Devotees are equally concerned. As one of them Shubham Bharadwaj said, “I am very disheartened to hear about temples being broken into. I was very surprised to see this type of activity happening in Canada. With the number of temples broken into in a short time, this is becoming a serious law and order issue that I hope the police will be able to solve soon.”
This is not the first attack on a Hindu temple in Canada. In 2013, the Laxmi Narayan Temple in Surrey, British Columbia was vandalized by two men armed with baseball bats. They smashed three windows at the front entrance. According to reports, a bat with a Sikh last name and a ‘khanda’ was recovered from the scene.
In 2015, Shri Ram Dham Hindu Temple in Kitchener in Ontario was attacked by vandals with large rocks who smashed windows.
Growing hate crimes against Hindu temples in Western countries
Such attacks on Hindus and their temples are growing rapidly in Western nations, especially the Anglosphere. On January 26, the Swindon Hindu Temple and Cultural Centre in UK was vandalized and burgled for the sixth time in under an year. Local Hindus called it a targeted religious hate crime. In one of the earlier incidents, deities were desecrated, sacred altar and rooms vandalized, and cash & valuables worth thousands of pounds were stolen. On January 31, police finally arrested someone on suspicion of carrying out these attacks – the 39-year-old suspect (identity not revealed) from London was however released on conditional bail while ‘enquiries continue’.

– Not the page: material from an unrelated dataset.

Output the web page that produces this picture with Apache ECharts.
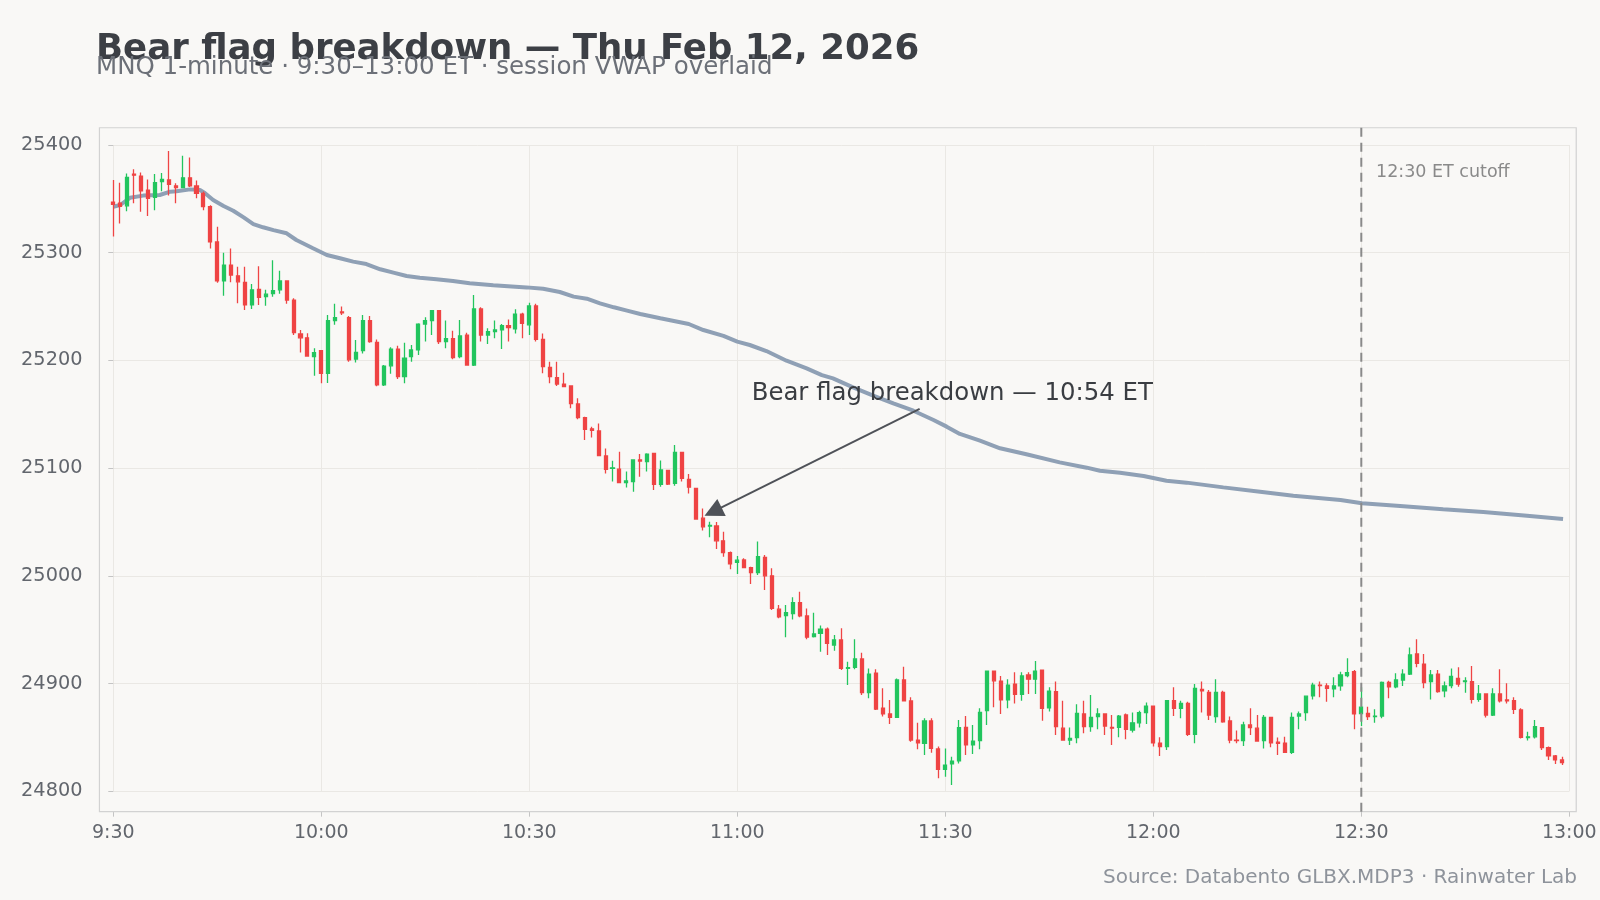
<!DOCTYPE html>
<html>
<head>
<meta charset="utf-8">
<script src="https://cdn.jsdelivr.net/npm/echarts@6/dist/echarts.min.js"></script>
<style>
html,body{margin:0;padding:0;background:#f9f8f6;}
#c{width:1600px;height:900px;}
</style>
</head>
<body>
<div id="c"></div>
<script>
// ---- data (minute index 0 = 9:30 ET) ----
const opens = [
25347,25346,25343.5,25373,25371,25358,25351.5,25366,25367.5,25362,
25360.5,25369.5,25362,25355,25342.75,25310,25273.75,25288.5,25278.5,25272.5,
25251.5,25266,25259.25,25262,25265.5,25273.75,25256,25224.5,25221,25203.5,
25209,25188,25237,25245,25239.75,25201.25,25209,25237,25216.75,25177.25,
25195,25210.5,25185,25203.5,25209.75,25233.75,25237,25246.25,25217.5,25220.25,
25203.5,25223.5,25195.75,25247.75,25223.5,25226.75,25228.25,25232.25,25229.25,25243,
25233,25250.5,25219.5,25193.5,25184,25178,25176.25,25159.5,25146.75,25136.5,
25134.5,25111.25,25099.75,25099,25086.5,25087.5,25107.5,25106,25113.75,25085,
25097.75,25085.75,25114.5,25089.5,25081.25,25053.5,25046.25,25046.25,25032.5,25021.5,
25012.5,25014.75,25007.5,25003,25017,25000,24969,24963,24965,24975,
24962.75,24943.5,24946.5,24950.5,24935.75,24940.5,24914,24915,24922.75,24891.5,
24909.5,24877,24871.75,24868.5,24903.25,24883.75,24847.5,24844.5,24865.25,24839.25,
24820.25,24825.5,24828.25,24859.25,24843,24847,24874.75,24911.5,24902.25,24884.75,
24899.5,24890,24908,24904,24912.5,24877.5,24892.5,24858.5,24847.5,24849.75,
24871.75,24860,24869.25,24871.75,24859.25,24859.25,24870.75,24856.75,24863.5,24873,
24879,24844.5,24841.5,24884,24877,24881.5,24852.75,24894.5,24891.75,24869.25,
24891.75,24865.25,24847.5,24847,24861.5,24858.5,24847,24868.5,24845.5,24844.5,
24836,24869.75,24873,24888.5,24898.5,24897.75,24895,24897.75,24907.25,24911,
24872,24872.25,24869.25,24869.75,24901,24897,24903.25,24908.75,24927.5,24918,
24901.75,24908.75,24893.25,24898,24904.75,24901.75,24901.75,24885.25,24890.25,24870.75,
24890.25,24884.75,24884,24875.5,24849.75,24850.5,24859,24840.5,24832.75,24829
];
const highs = [
25367.5,25365,25373.5,25377.5,25374.5,25368,25373,25374,25394.5,25364.5,
25390,25388.5,25367,25356.75,25344,25324,25300,25304,25287,25287,
25271,25287.5,25265.5,25293,25283.25,25274.5,25257.75,25228.25,25225.25,25211.25,
25209.5,25242.25,25252.5,25250,25241.25,25219,25242.25,25241.25,25219.5,25195.75,
25212.25,25213.5,25216.5,25214.25,25234.5,25240,25246.75,25246.75,25237,25227.5,
25237.5,25225.75,25260.75,25249.25,25229.75,25237,25233.75,25238,25247.5,25244.25,
25253.5,25252.5,25225,25198.75,25198.75,25188.5,25176.5,25164.75,25147.75,25138.5,
25141.5,25118.25,25106.75,25115.25,25096.75,25108,25113,25113.75,25114,25107,
25098.25,25121.5,25115.25,25094.5,25081.5,25062.5,25050.25,25050,25041,25022.5,
25018.5,25016.25,25008.5,25031.75,25019.25,25007,24973,24973,24980,24985.25,
24969.75,24965.75,24953.75,24952,24945,24951.25,24920.25,24941,24928.5,24914,
24913.25,24895.5,24884.75,24904.75,24915.5,24887.25,24863.5,24867.75,24867.75,24841.5,
24839.75,24832,24866,24869.75,24861.5,24877,24911.5,24911.75,24907,24904,
24910.5,24910.5,24910.5,24921,24912.75,24896.5,24901.75,24884,24859.25,24880.75,
24884,24889.25,24877,24872,24870.75,24870.75,24872.25,24873,24874.75,24882.25,
24879.25,24850,24884.75,24896.5,24884,24883,24899.5,24901.75,24894,24904,
24893.25,24869.25,24856.25,24864.5,24877,24870.75,24870.75,24868.75,24849.75,24850.5,
24873,24874,24888.5,24900.75,24901.75,24900.25,24905.75,24911,24923.5,24912.5,
24896.5,24878.5,24876,24901.75,24902.5,24909.5,24913.25,24933.5,24941,24927.5,
24912.5,24912.5,24901.75,24914,24915,24905.75,24916.25,24898.5,24890.5,24895.5,
24913.25,24900.25,24887.25,24877,24855.25,24866,24859.25,24841.5,24833.5,24832
];
const lows = [
25315,25327,25338.5,25346,25338,25334,25339.5,25357,25353,25346,
25360,25361,25350.5,25339.5,25304,25272,25260,25272.5,25253,25246.75,
25247.75,25251.5,25250.75,25259,25262,25252.5,25223.5,25207.25,25203.5,25185.75,
25178.75,25179,25233,25242.25,25198.75,25198,25206.5,25216.5,25176,25176.25,
25187.5,25182.75,25178.75,25198.75,25205,25217.5,25223.5,25215.25,25211.25,25201,
25202,25195.5,25194.75,25217.5,25215.25,25220.5,25210.5,25217.5,25225,25220.5,
25223.5,25217.5,25188,25178.75,25176.25,25175.5,25155.5,25145.25,25126,25128.5,
25111,25095,25087.5,25086,25082,25078,25092,25096.75,25079.75,25082.75,
25084.25,25083.5,25087.5,25076.5,25052.5,25042,25035.75,25025,25017.75,25006,
25001.75,25007,24992.5,25000.75,24986.75,24968.25,24960.5,24943,24959.5,24961.5,
24941,24942.75,24929.5,24926.5,24930.5,24912.5,24898.5,24913.25,24889.25,24886.25,
24875.5,24869.25,24862.5,24868.25,24883.25,24846,24839,24833.5,24835.75,24812,
24813.5,24805.75,24825.75,24833.5,24834.5,24839,24861.5,24878,24871.75,24877,
24881.5,24884,24890.25,24890.25,24865.5,24874,24852.25,24847.25,24843,24844.5,
24853.75,24855.25,24857.5,24852.25,24843,24850,24848.25,24854.5,24859.25,24862.5,
24841.5,24832.75,24838.25,24869.75,24867.75,24851.25,24844.5,24873,24866,24863.5,
24863.5,24844.5,24844.5,24842,24852.25,24846,24839.75,24840.75,24833.5,24835.75,
24834.5,24857.5,24865.5,24885.25,24887.25,24883,24887.25,24893.25,24905.75,24857.5,
24860.5,24866,24863.5,24867.75,24886.25,24895.5,24897.75,24908,24915,24895.5,
24885.25,24891.5,24887.25,24895.5,24897,24891.5,24881.5,24883,24868.5,24869.75,
24882.25,24881.5,24871.75,24849,24847,24849,24838.25,24829,24825.25,24824.25
];
const closes = [
25345,25343,25370,25372,25357.5,25350.5,25365,25368,25363.5,25360.5,
25369.5,25362,25355,25342.75,25310,25273.75,25288.5,25279.25,25273,25251.5,
25265.5,25258.5,25261.5,25264.75,25273.75,25256,25225.75,25221,25204,25207.25,
25188,25237,25239.75,25244.25,25200.5,25207.5,25237,25217.5,25177.25,25194.75,
25210.5,25185,25202,25209.75,25233.75,25237,25246.25,25217.5,25220.25,25202.5,
25222.75,25195.75,25247.75,25223.5,25226.75,25228.25,25232.25,25230.5,25243,25234.5,
25250.5,25219.5,25194.25,25185,25178,25175.75,25160,25147,25136,25135,
25111.5,25098.75,25100.25,25086.5,25088,25107.5,25106.5,25113,25085,25098.25,
25085.25,25114.5,25090.5,25082.25,25052.75,25045.5,25046.75,25032.5,25021.5,25011,
25014.5,25007.5,25003,25017.75,25000,24969.75,24962,24965.75,24975,24962.75,
24943,24946,24950.5,24937.25,24940.5,24914,24914.75,24922.75,24891.5,24908.75,
24876.25,24871.75,24868.5,24903.25,24884,24847.5,24845,24865.25,24839.75,24820.25,
24824.25,24828,24859,24843,24846.5,24873.25,24911.5,24902.5,24884.75,24898.5,
24890,24907,24904,24911.5,24877,24893,24860,24847.5,24849,24872.25,
24860,24868.5,24871.75,24860.5,24858.5,24869.75,24857.5,24863.5,24873,24879,
24845,24841.5,24884,24877,24881.5,24852.75,24895.5,24893.25,24870.75,24891.75,
24864.5,24847.5,24847,24861.5,24859,24846.5,24868.5,24845,24844.5,24836,
24868.5,24871.75,24888.25,24898.5,24898,24895.5,24897.75,24908,24910,24871.75,
24878,24869.25,24869.75,24901,24897,24903.25,24908.75,24926.5,24918.75,24900.75,
24908,24892.5,24897.75,24906.5,24899.5,24902.5,24885.25,24890.25,24870.75,24890.25,
24884,24884,24876,24850,24850.5,24860,24840.5,24832.75,24829,24826.5
];
const vwapMinutes = [
0,1,2.4,4.3,6.7,8.2,9.1,11.1,12.5,13.2,
14.4,15.9,17.3,18.8,20.2,21.6,23.1,25,26.4,28.8,
30.8,32.7,34.6,36.5,38.5,40.4,42.3,44.2,46.6,49,
51.4,54.8,59.6,62,64.4,66.4,68.3,70.2,72.2,74.1,
76,78.9,83,85.1,88,90,91.8,94.2,97.1,100,
102.2,103.8,106.7,109.6,112.5,115.4,118.3,120.2,122.1,125,
127.9,131.7,136.5,140.4,142.3,145.2,148.6,151.9,154.8,160.1,
165.4,170.2,177,180.1,185.6,191.8,197.6,203.9,209.1
];
const vwapValues = [
25342.7,25344.3,25351,25353,25353.6,25356.7,25357,25358.8,25358.2,25355.5,
25349,25343.4,25339,25332.8,25326.6,25323.6,25321,25318,25311.8,25304.1,
25297.9,25294.8,25291.7,25289.5,25284.6,25281.5,25278.4,25276.8,25275.3,25273.7,
25271.6,25269.7,25267.8,25266.6,25263.5,25259.2,25257.3,25253,25249.3,25246.2,
25243.1,25239.1,25233.8,25228.2,25222.7,25217.4,25214.3,25208.7,25199.7,25192.6,
25186.4,25183.3,25175,25167.3,25160.1,25153.3,25144.7,25138.5,25131.7,25125.5,
25118.4,25112.8,25105.3,25100.4,25097.6,25095.6,25092.7,25088.3,25086.5,25082.1,
25078.1,25074.4,25070.4,25067.3,25064.8,25061.7,25059.2,25055.8,25052.7
];
const timeLabels = ['9:30','10:00','10:30','11:00','11:30','12:00','12:30','13:00'];
const titleText = 'Bear flag breakdown — Thu Feb 12, 2026';
const subtitleText = 'MNQ 1-minute · 9:30–13:00 ET · session VWAP overlaid';
const sourceText = 'Source: Databento GLBX.MDP3 · Rainwater Lab';
const cutoffMinute = 180;
const cutoffText = '12:30 ET cutoff';
const annotationText = 'Bear flag breakdown — 10:54 ET';
const annotationTip = [86.5, 25059.6];
const annotationTail = [116.3, 25154.9];
const annotationLabelAt = [92.0, 25168.8];
const cutoffLabelAt = [182.05, 25374.5];
const frameX = [-2, 211];
const frameY = [24781, 25416];

// ---- chart ----
const FONT = 'DejaVu Sans';
const GRID = {left: 113.3, right: 30.7, top: 145, bottom: 108.8};
const candles = closes.map((c, i) => [i, opens[i], c, lows[i], highs[i]]);
const vwap = vwapMinutes.map((m, i) => [m, vwapValues[i]]);

const chart = echarts.init(document.getElementById('c'));
const option = {
  animation: false,
  backgroundColor: '#f9f8f6',
  textStyle: {fontFamily: FONT},
  grid: Object.assign({containLabel: false}, GRID),
  xAxis: {
    type: 'value', min: 0, max: 210, interval: 30,
    axisLine: {show: false},
    axisTick: {show: true, length: 5, lineStyle: {color: '#c4c4c4'}},
    axisLabel: {fontSize: 19, color: '#62666d', margin: 12, fontFamily: FONT,
      formatter: v => timeLabels[Math.round(v / 30)] || ''},
    splitLine: {show: true, lineStyle: {color: '#eae8e4', width: 1}}
  },
  yAxis: {
    type: 'value', min: 24800, max: 25400, interval: 100,
    axisLine: {show: false},
    axisTick: {show: true, length: 5, lineStyle: {color: '#c4c4c4'}},
    axisLabel: {fontSize: 19.3, color: '#62666d', margin: 17, fontFamily: FONT,
      formatter: v => String(v)},
    splitLine: {show: true, lineStyle: {color: '#eae8e4', width: 1}}
  },
  series: [
    {
      type: 'line', name: 'VWAP', data: vwap, showSymbol: false, symbol: 'none',
      lineStyle: {color: '#8fa0b5', width: 4}, z: 2, silent: true
    },
    {
      type: 'candlestick', name: 'MNQ', data: candles,
      encode: {x: 0, y: [1, 2, 3, 4]},
      barWidth: 3.6, clip: false, z: 3,
      itemStyle: {color: '#22c55e', color0: '#ef4444', borderColor: '#22c55e', borderColor0: '#ef4444', borderWidth: 1.3},
      markLine: {
        silent: true, symbol: ['none', 'triangle'], symbolSize: 19,
        label: {show: false},
        lineStyle: {color: '#4f5258', width: 2, type: 'solid'},
        itemStyle: {color: '#4f5258'},
        data: [[{coord: annotationTail}, {coord: annotationTip}]]
      }
    },
    {
      type: 'line', name: 'cutoff', data: [[cutoffMinute, frameY[0]], [cutoffMinute, frameY[1]]],
      symbol: 'none', clip: false, z: 4, silent: true,
      lineStyle: {color: '#8a8a8a', width: 2, type: [9, 6]}
    },
    {
      type: 'scatter', name: 'labels', symbolSize: 1, z: 5, silent: true,
      itemStyle: {color: 'rgba(0,0,0,0)', opacity: 1},
      data: [
        {value: annotationLabelAt, label: {show: true, position: 'right', distance: 0, formatter: annotationText, fontSize: 24.4, color: '#3a3d42', opacity: 1, fontFamily: FONT}},
        {value: cutoffLabelAt, label: {show: true, position: 'right', distance: 0, formatter: cutoffText, fontSize: 17.5, color: '#8a8a8a', opacity: 1, fontFamily: FONT}}
      ]
    }
  ]
};
chart.setOption(option);

const tl = chart.convertToPixel({gridIndex: 0}, [frameX[0], frameY[1]]);
const br = chart.convertToPixel({gridIndex: 0}, [frameX[1], frameY[0]]);
const gridBottomPx = 900 - GRID.bottom;
chart.setOption({
  xAxis: {offset: br[1] - gridBottomPx},
  yAxis: {offset: GRID.left - tl[0]},
  graphic: [
    {type: 'rect', z: 1, silent: true,
      shape: {x: tl[0], y: tl[1], width: br[0] - tl[0], height: br[1] - tl[1]},
      style: {fill: 'none', stroke: '#d2d2d2', lineWidth: 1.2}},
    {type: 'text', z: 10, silent: true,
      style: {x: 96, y: 50, text: titleText, font: 'bold 35.6px "DejaVu Sans"', fill: '#3c3f45', textVerticalAlign: 'middle'}},
    {type: 'text', z: 10, silent: true,
      style: {x: 96, y: 68, text: subtitleText, font: '24.5px "DejaVu Sans"', fill: '#6c7078', textVerticalAlign: 'middle'}},
    {type: 'text', z: 10, silent: true,
      style: {x: 1577, y: 878, text: sourceText, font: '20px "DejaVu Sans"', fill: '#8e939b', textAlign: 'right', textVerticalAlign: 'middle'}}
  ]
});
</script>
</body>
</html>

In September last year, signboards proclaiming “No Dotheads” (a derogatory slur used for Hindus) sprung up in a residential neighborhood in Atlanta, USA. The appearance of these hateful signboards coincided with local Christians protesting a plan to construct a Hindu temple in the area. A proposed Hindu temple in Minneapolis also faced a hate campaign through anonymous letter full of evangelical bigotry such as – “God does not want false religion in our community, or anywhere else….Hindu Gods are false Gods.”
In 2019, a Swaminarayan Temple in Louisville, Kentucky, USA was vandalised by Christian supremacists who sprayed crosses and black paint on the deity, wrote graffiti like ‘Jesus is the only Lord’, and left a knife stabbed into a chair in the main hall. A 17-year-old white male, believed to have acted alone, was arrested for this hate crime.
In 2018, the Bhartiye Mandir situated at Regents Park in Sydney, Australia was set on fire and all murtis (embodiment of Hindu deities) and icons were smashed while local Hindus were celebrating the 9-day long Navratri festival dedicated to the feminine divine Maa Durga. Police ruled out hate crime, and it is not known if any arrests were made.
What is also notable is the asymmetry in narratives concerning Hindus vis-à-vis powerful global majorities. In 2015, a few random incidents at churches in Delhi involving short-circuit, drunkards breaking a window pane, and one incident of petty theft were blown up to drive mass hysteria of ‘Christians under attack’. International leaders called Bharat’s PM to ensure well being of Christians in Bharat! Bharat was maligned as an unsafe country and Hindus as an intolerant community.
But repeated attacks against places of worship of law-abiding, non-proselytising Hindu immigrants in the West invite no censure from top leaders, either of Bharat or the West. But in a positive development last month, Bharat’s Ambassador TS Tirumurti called for recognition of hatred against Hindus, and other Dharmic communities like Buddhists and Sikhs, at the United Nations, similar to how phobias against the three Abrahamic religions are officially recognized.